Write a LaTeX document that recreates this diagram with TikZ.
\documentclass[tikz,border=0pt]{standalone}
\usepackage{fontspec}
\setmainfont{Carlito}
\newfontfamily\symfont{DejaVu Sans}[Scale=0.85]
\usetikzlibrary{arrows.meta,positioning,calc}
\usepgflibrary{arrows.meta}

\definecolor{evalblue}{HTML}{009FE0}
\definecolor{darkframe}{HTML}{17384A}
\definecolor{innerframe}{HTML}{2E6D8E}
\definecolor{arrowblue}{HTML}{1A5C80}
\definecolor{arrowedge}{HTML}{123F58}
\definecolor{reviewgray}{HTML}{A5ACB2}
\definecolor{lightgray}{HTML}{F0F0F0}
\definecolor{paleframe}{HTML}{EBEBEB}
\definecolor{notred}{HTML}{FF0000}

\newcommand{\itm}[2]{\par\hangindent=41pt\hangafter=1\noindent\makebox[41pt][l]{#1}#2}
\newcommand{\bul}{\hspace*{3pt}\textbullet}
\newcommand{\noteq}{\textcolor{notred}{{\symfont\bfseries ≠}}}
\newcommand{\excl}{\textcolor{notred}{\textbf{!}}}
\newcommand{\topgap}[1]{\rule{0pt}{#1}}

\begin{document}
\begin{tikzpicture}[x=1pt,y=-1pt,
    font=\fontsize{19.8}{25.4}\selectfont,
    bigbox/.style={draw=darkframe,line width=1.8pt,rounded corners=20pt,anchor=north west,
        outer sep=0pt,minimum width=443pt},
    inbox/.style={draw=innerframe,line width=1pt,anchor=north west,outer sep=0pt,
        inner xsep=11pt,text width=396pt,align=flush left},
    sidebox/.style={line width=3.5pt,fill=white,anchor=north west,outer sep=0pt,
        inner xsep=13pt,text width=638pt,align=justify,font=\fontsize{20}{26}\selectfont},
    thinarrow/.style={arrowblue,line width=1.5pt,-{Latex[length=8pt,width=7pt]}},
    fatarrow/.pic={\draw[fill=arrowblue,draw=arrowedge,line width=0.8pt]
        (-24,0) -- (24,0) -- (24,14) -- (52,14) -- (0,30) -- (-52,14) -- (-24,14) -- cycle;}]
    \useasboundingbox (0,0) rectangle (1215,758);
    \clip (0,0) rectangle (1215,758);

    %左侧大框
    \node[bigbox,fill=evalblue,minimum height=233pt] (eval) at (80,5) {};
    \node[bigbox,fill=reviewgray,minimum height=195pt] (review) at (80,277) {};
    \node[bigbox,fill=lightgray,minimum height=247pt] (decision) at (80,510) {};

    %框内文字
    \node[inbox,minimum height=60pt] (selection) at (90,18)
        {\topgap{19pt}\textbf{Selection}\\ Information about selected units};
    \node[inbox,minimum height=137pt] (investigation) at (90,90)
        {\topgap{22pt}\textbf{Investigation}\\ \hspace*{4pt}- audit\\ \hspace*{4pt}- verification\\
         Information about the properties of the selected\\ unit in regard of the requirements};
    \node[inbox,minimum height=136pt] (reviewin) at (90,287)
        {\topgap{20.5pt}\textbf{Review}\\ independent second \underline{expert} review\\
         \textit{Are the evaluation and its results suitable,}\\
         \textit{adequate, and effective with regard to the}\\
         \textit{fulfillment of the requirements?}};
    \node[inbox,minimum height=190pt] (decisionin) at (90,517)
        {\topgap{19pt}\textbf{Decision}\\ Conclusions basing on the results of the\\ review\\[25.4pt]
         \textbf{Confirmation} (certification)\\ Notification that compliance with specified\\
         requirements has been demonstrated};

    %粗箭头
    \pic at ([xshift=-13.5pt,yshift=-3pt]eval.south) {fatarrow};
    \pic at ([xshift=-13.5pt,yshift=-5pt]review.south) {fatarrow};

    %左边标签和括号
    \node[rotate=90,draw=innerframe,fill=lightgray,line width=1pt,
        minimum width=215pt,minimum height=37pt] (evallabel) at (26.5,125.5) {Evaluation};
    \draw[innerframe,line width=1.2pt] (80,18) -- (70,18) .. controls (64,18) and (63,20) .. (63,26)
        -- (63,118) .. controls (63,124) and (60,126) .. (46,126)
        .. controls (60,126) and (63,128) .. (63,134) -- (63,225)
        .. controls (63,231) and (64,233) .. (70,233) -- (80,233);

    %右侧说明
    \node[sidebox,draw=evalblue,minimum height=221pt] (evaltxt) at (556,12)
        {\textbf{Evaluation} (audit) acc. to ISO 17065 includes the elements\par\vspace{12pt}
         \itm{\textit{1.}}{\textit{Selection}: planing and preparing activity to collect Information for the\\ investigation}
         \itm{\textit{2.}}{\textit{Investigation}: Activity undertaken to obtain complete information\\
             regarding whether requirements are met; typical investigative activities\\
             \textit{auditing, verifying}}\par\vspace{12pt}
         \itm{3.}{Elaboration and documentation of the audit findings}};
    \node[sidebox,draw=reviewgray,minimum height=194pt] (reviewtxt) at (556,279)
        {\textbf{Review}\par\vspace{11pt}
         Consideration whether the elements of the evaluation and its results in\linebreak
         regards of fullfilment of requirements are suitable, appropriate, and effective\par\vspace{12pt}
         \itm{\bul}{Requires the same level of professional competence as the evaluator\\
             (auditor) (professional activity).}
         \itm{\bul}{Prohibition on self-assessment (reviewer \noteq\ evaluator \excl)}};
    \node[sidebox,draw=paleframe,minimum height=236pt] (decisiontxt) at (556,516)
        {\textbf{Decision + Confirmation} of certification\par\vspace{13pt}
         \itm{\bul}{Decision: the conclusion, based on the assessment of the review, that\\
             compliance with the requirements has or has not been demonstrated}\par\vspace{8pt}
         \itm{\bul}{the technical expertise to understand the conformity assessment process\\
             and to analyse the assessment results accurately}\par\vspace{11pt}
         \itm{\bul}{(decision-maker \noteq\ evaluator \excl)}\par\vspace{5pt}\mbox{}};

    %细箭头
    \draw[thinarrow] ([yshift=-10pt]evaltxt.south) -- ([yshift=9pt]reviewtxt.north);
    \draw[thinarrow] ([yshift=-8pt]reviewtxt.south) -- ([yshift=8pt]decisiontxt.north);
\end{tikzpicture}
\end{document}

********************

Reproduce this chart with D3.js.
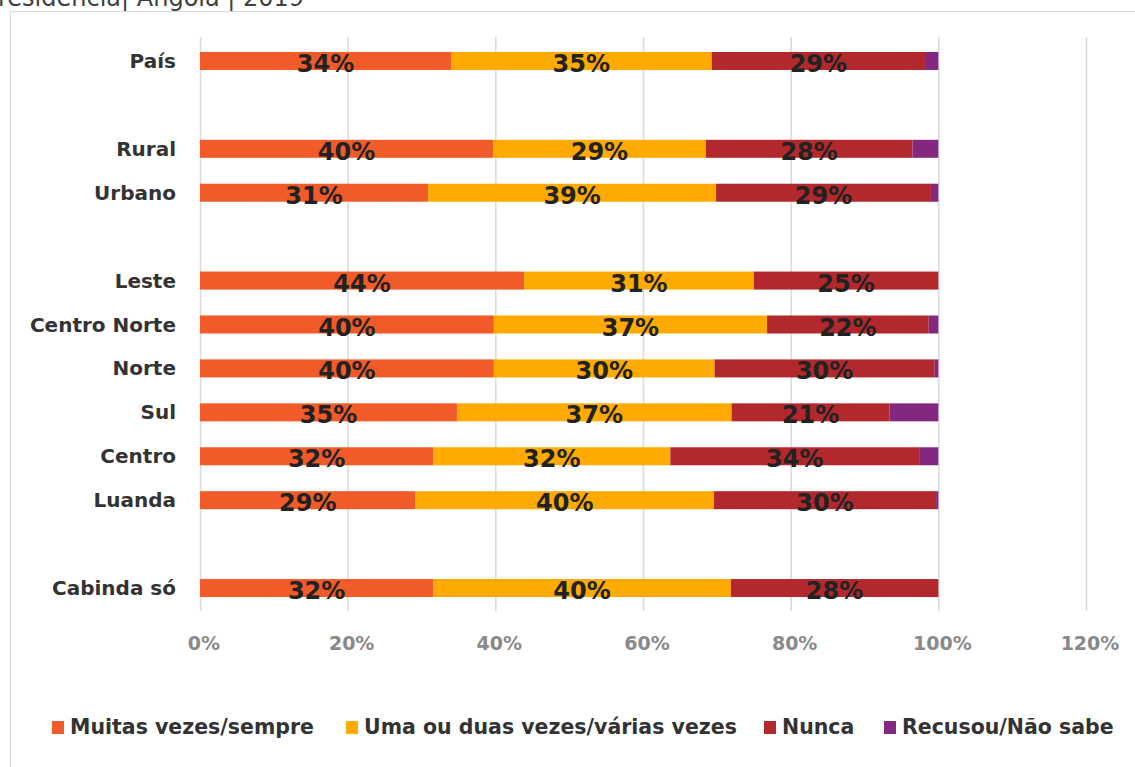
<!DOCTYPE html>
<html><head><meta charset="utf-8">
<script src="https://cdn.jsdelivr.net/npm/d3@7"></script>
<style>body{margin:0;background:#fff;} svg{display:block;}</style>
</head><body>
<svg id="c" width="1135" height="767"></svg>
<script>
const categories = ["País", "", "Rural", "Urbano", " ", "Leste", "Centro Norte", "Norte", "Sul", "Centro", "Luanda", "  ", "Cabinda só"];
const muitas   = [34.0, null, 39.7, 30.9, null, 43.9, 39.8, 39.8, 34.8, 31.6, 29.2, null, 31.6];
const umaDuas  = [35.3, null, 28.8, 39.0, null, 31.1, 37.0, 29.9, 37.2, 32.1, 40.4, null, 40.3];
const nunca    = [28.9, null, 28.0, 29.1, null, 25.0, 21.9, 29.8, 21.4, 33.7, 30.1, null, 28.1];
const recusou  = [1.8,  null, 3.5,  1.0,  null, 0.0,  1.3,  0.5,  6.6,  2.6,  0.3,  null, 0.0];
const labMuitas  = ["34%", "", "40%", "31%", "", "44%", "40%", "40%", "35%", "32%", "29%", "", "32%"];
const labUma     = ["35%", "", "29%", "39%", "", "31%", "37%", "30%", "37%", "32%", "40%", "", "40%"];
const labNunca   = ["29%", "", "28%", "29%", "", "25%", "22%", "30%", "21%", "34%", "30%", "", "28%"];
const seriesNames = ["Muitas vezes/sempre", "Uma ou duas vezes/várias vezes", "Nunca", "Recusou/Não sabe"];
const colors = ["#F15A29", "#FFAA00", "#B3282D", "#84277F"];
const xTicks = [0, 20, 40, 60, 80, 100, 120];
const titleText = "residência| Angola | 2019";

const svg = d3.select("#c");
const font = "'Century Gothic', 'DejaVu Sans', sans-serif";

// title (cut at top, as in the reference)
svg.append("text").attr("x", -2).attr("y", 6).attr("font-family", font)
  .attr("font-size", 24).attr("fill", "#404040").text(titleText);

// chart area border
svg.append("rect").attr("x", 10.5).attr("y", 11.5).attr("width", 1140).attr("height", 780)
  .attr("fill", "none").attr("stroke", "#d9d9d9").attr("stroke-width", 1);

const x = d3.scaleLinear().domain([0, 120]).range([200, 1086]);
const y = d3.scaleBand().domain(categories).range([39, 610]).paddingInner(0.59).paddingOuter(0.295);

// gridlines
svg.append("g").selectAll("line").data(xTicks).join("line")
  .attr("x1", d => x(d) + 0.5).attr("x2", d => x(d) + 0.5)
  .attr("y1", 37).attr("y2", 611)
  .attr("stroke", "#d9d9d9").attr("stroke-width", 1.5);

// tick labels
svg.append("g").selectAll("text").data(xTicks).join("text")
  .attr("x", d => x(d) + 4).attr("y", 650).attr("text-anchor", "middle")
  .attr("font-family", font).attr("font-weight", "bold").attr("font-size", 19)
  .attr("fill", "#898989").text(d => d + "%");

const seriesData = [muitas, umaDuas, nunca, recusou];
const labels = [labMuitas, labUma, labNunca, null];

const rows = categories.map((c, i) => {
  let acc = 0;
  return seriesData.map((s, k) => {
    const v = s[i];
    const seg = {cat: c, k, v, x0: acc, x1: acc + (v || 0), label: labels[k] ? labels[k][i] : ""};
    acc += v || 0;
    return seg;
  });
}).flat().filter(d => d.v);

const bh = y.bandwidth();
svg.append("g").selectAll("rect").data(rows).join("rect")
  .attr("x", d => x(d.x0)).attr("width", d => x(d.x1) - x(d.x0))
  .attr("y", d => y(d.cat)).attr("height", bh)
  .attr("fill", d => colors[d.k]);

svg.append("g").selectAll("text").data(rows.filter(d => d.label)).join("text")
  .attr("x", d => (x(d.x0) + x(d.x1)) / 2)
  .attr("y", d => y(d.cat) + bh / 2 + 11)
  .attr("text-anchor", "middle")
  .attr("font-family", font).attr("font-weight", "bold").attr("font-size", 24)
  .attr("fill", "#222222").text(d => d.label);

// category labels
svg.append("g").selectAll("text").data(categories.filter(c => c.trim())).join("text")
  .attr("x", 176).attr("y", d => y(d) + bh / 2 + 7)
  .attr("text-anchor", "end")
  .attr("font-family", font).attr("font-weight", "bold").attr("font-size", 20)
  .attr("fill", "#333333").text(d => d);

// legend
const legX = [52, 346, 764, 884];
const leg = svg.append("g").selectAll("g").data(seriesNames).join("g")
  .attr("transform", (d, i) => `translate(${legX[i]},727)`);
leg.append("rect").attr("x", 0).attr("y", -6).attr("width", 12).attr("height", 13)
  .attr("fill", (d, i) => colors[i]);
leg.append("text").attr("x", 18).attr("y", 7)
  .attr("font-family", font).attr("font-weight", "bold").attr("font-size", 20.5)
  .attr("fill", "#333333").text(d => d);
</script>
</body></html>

********************

## Task goal
Show every line where the string "chart" appears.

## Result of the exercise
Reproduce this chart with D3.js.
// chart area border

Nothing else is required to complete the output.